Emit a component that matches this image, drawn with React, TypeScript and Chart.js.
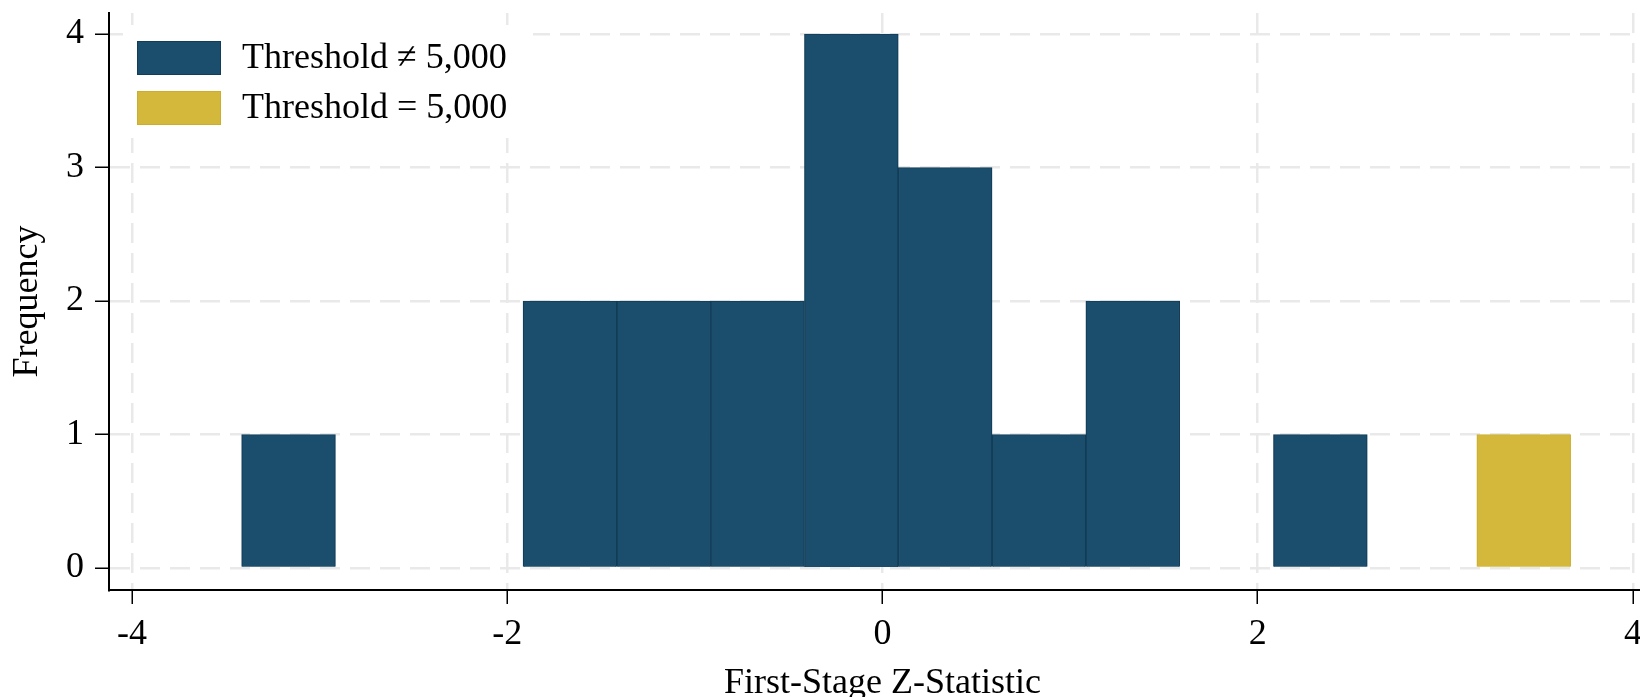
import { useEffect, useRef } from "react";
import { Chart, registerables } from "chart.js";

Chart.register(...registerables);

// histogram bins (left edge, width 0.5)
const binWidth = 0.5;
const otherStarts = [-3.416, -1.916, -1.416, -0.916, -0.416, 0.084, 0.584, 1.084, 2.084];
const otherCounts = [1, 2, 2, 2, 4, 3, 1, 2, 1];
const fiveKStarts = [3.168];
const fiveKCounts = [1];

const xTicks = [-4, -2, 0, 2, 4];
const yTicks = [0, 1, 2, 3, 4];

const labels = ["Threshold \u2260 5,000", "Threshold = 5,000"];

const serif = '"Liberation Serif", "Times New Roman", serif';
const blue = "#1b4e6d";
const gold = "#d4b83b";

const toBars = (starts: number[], counts: number[]) =>
  starts.map((s, i) => ({ x: s + binWidth / 2, y: counts[i] }));

// legend drawn inside the plot, top-left, on a white box
const insetLegend = {
  id: "insetLegend",
  afterDatasetsDraw(chart: any) {
    const { ctx, chartArea } = chart;
    ctx.save();
    ctx.fillStyle = "#fff";
    ctx.fillRect(chartArea.left + 14, chartArea.top + 12, 410, 113);
    chart.data.datasets.forEach((ds: any, i: number) => {
      const x = chartArea.left + 28;
      const y = chartArea.top + 28 + i * 50;
      ctx.fillStyle = ds.backgroundColor;
      ctx.fillRect(x, y, 84, 34);
      ctx.strokeStyle = ds.borderColor;
      ctx.lineWidth = 1;
      ctx.strokeRect(x + 0.5, y + 0.5, 83, 33);
      ctx.fillStyle = "#000";
      ctx.font = `36px ${serif}`;
      ctx.textBaseline = "middle";
      ctx.textAlign = "left";
      ctx.fillText(ds.label, x + 105, y + 18);
    });
    ctx.restore();
  },
};

export default function App() {
  const canvasRef = useRef<HTMLCanvasElement>(null);
  const chartRef = useRef<Chart | null>(null);

  useEffect(() => {
    if (!canvasRef.current) return;
    if (chartRef.current) chartRef.current.destroy();

    const gridOpts = {
      color: "#e9e9e9",
      lineWidth: 2.5,
      offset: false,
      tickColor: "#000",
      tickWidth: 1.5,
      tickLength: 14,
      tickBorderDash: [],
    };

    chartRef.current = new Chart(canvasRef.current, {
      type: "bar",
      data: {
        datasets: [
          {
            label: labels[0],
            data: toBars(otherStarts, otherCounts),
            backgroundColor: blue,
            borderColor: "#113d58",
            borderWidth: 1.2,
          },
          {
            label: labels[1],
            data: toBars(fiveKStarts, fiveKCounts),
            backgroundColor: gold,
            borderColor: "#ccae2c",
            borderWidth: 1.2,
          },
        ],
      },
      options: {
        animation: false,
        responsive: true,
        maintainAspectRatio: false,
        grouped: false,
        barPercentage: 1,
        categoryPercentage: 1,
        layout: { padding: { top: 13, right: 24, left: 0, bottom: 0 } },
        plugins: {
          legend: { display: false },
          tooltip: { enabled: false },
        },
        scales: {
          x: {
            type: "linear",
            offset: false,
            min: -4.123,
            max: 4.123,
            afterBuildTicks: (s: any) => {
              s.ticks = xTicks.map((v) => ({ value: v }));
            },
            afterFit: (s: any) => {
              s.height = 107;
              s.paddingLeft = 0;
              s.paddingRight = 0;
            },
            grid: gridOpts,
            border: { color: "#000", width: 2, dash: [20, 10] },
            ticks: {
              color: "#000",
              padding: 9,
              maxRotation: 0,
              font: { family: serif, size: 36 },
            },
            title: {
              display: true,
              text: "First-Stage Z-Statistic",
              color: "#000",
              padding: { top: 0, bottom: -5 },
              font: { family: serif, size: 36, lineHeight: 1 },
            },
          },
          y: {
            min: -0.165,
            max: 4.157,
            afterBuildTicks: (s: any) => {
              s.ticks = yTicks.map((v) => ({ value: v }));
            },
            afterFit: (s: any) => {
              s.width = 109;
              s.paddingTop = 0;
              s.paddingBottom = 0;
            },
            grid: gridOpts,
            border: { color: "#000", width: 2, dash: [20, 10] },
            ticks: {
              color: "#000",
              padding: 11,
              font: { family: serif, size: 36 },
            },
            title: {
              display: true,
              text: "Frequency",
              color: "#000",
              padding: { top: 10, bottom: 0 },
              font: { family: serif, size: 36, lineHeight: 1 },
            },
          },
        },
      } as any,
      plugins: [insetLegend],
    });

    return () => {
      if (chartRef.current) {
        chartRef.current.destroy();
        chartRef.current = null;
      }
    };
  }, []);

  return (
    <div
      style={{
        position: "absolute",
        left: 0,
        top: 0,
        width: 1640,
        height: 697,
        overflow: "hidden",
        background: "#fff",
      }}
    >
      <div style={{ position: "relative", width: 1680, height: 697 }}>
        <canvas ref={canvasRef} />
      </div>
    </div>
  );
}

* _WORK INSTRUCTIONS_
Skip every picture and return the lines above from the top through the one that contains "Chart.register(...registerables);".

* _OUTPUT FOR THIS EXERCISE_
Emit a component that matches this image, drawn with React, TypeScript and Chart.js.
import { useEffect, useRef } from "react";
import { Chart, registerables } from "chart.js";

Chart.register(...registerables);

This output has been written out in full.